LEAP!
Doggone it. I’ve done it again. Another year (a slight bit longer, actually) since my last blog post. How exactly does that happen?
As John Lennon once said, “Life is what happens when you’re busy making other plans”. And so it is.
So…where was I? Last I left this little blog, I talked about committing to making a leap. That is a state that we can be in, almost perpetually, it seems. The commitment and re-commitment to deciding to make something happen. Perhaps in the year since my last blog post, you’ve committed yourself to something? Sure you have. Even if it’s just doing the laundry. And if you haven’t, there’s always tomorrow.
Today, I’m talking about leaping. The actual thing. Now, we all know that there can be small leaps and big leaps, but really, I’d prefer not to categorize, and certainly not to rate. Because all leaps are still leaps, and all are worth thinking about and potentially making.
I’ve made big leaps that led to little. And I’ve made small leaps that have landed me in a new place of learning, of being, of embracing and becoming more of my essence. Even when that means being vulnerable, and possibly feeling heartache because of it.
Oh yes. Heartache.
Brene Brown, who you have most likely heard of (and if you haven’t, leave this post right now. Do not pass go. Do not collect $200. Just go directly to TED and watch her talks on vulnerability and shame…), discovered that the more vulnerable folks allow themselves to be, the more joy they are able to feel.
I am so glad that research has shown this. Thank you, Dr. Brown.

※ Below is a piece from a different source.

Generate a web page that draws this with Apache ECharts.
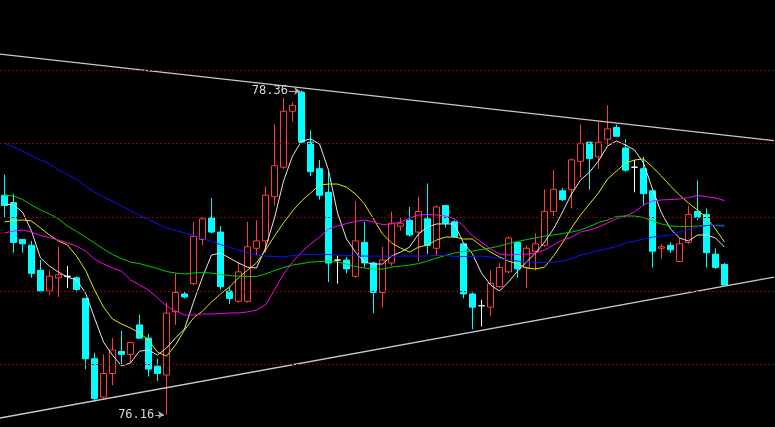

Because this is how you leap. You just do. And you do it, even though it might completely and utterly ruin you. Which it might. For a little while, at least.
And what if it does?
I took a big leap a couple of weeks ago. I will keep to myself the content and the reasons, but suffice it to say, I let myself get curious about something. At first, I hesitated about moving toward it. In hindsight, I realize I may have been having an intuition about it not being the most powerful choice. But, I wanted to see what would happen, and that desire, born of both an innocent and juicy place was what won out in the end. I went inside myself, examined my reasoning, separated the rational from the emotional and then let the two meld again. And then, once I committed to the leap, I let myself be taken by the experience, without hesitation, without looking back. And… it didn’t turn out to be what I thought it was, and it certainly was not what I’d hoped. And yeah, it sucks. Truly. And my heart is heavy for the grand failure of the venture. It’s a feeling no one wants to have, but one I can certainly appreciate. But, when I ask myself what the most important piece if this is– the risk that I took or the failure, I know that it was the willingness to take the risk. I let myself be vulnerable. And from that allowing myself to be vulnerable, and now raw and cracked open because of it– yes, I feel pain, but also there is the joy of what it means to fully live. I could sit here, and I could say, “Geez, if I hadn’t done that thing, I wouldn’t be hurting right now.” But then there’s the other voice that says, “Yes, but you never would have known what would have come to be if you hadn’t… ” And well, I am simply too curious a cat not to try it out. This much I know is true.
I’ll write later (hopefully before another year has passed) on the next step: How to stand behind your decision. But for now…
Just try it.
Go ahead.
Leap.
Get hurt.
Do it again.
Success. Hurrah!
Leap again.
FAIL. More hurt.
Oh bla dee.
Do it again.
And again.
And again.
And again.
Besides. What are you here for, anyway?